Sunday, January 17, 2010

A sad state of affairs.

Recently, a friend asked me why I haven't written much about music. I'm always good for a rant, and music usually provides a spark. Lately however, the spark has fizzled. Why? Take a look at the artists who have the "Top Albums in the Region" as listed by the Inquirer today:
Ke$ha, (yes, she spells her name with a dollar sign) Susan Boyle, Alicia Keys, Mary J. Blige, Lady Gaga, Taylor Swift, Alvin & the Chipmonks soundtrack (what year is this?), Black Eyed Peas, Rihanna and Justin Bleber.
It reads like a list of TV contestants and gimmicky singers with more looks than talent.
It seems like the industry is built around TV shows, and if you aren't a winner on American Idol or some other such program, you don't have a shot.
I miss the days when I could go to a record store and listen to new music. Tower Records used to have a listening bar with headphones where new CDs would play. I loved the store on Broad & Chestnut. I'd always come home with something new and interesting. Now, there isn't even a music store in the local mall anymore! Radio plays the same old crap, and I've never been into pop music, and I don't watch those TV shows, so people like me are left in the dust. Now, I have to find something by accident, where I used to be able to hunt them down.

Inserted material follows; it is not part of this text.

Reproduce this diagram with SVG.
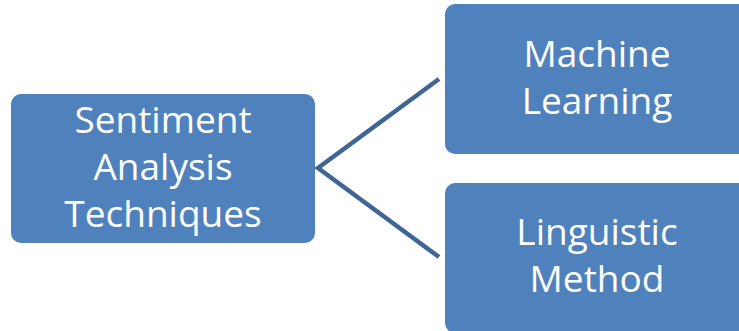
<svg xmlns="http://www.w3.org/2000/svg" width="739" height="331" viewBox="0 0 739 331">
<style>
.box{fill:#4F81BD;}
.lbl{font-family:"Open Sans","Liberation Sans",sans-serif;font-size:37px;fill:#FFFFFF;text-anchor:middle;}
.conn{stroke:#3F6597;stroke-width:4.5;fill:none;stroke-linejoin:miter;}
</style>
<rect width="739" height="331" fill="#FFFFFF"/>
<g id="connectors">
<path class="conn" d="M439,79 L318,168 L439,257"/>
</g>
<g id="node-sentiment">
<rect class="box" x="11" y="94" width="304" height="149" rx="10"/>
<text class="lbl" x="163" y="133">Sentiment</text>
<text class="lbl" x="163" y="180">Analysis</text>
<text class="lbl" x="163" y="227">Techniques</text>
</g>
<g id="node-ml">
<rect class="box" x="445" y="4" width="304" height="150" rx="10"/>
<text class="lbl" x="597" y="67">Machine</text>
<text class="lbl" x="597" y="114">Learning</text>
</g>
<g id="node-ling">
<rect class="box" x="445" y="183" width="304" height="150" rx="10"/>
<text class="lbl" x="597" y="245">Linguistic</text>
<text class="lbl" x="597" y="292">Method</text>
</g>
</svg>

People like William Hung, Susan Boyle and that "pants on the ground" guy are signing recording contracts, while talented bands can't get their music on the radio. I can't explain that. I guess that part of it hasn't changed much, but the idea that you can show up for a TV show and win (pre-determined, if you ask me) suddenly vaults you to stardom. It seems like a lot of reward for no work - which is probably why it's appealing to the masses. The musical lottery.
The most interesting band I've heard in a while is Umphrey's McGee. I've seen them a couple of times at the Electric Factory, and they're coming back in February. Lots of jazz influence and a little like those old prog-rock bands of the 70s. You don't hear them on the radio, and Simon Cowell would probably kick them out of the room, which to me is a badge of honor.
Either way, it beats the Hell out of Ke$ia or Taylor Swift.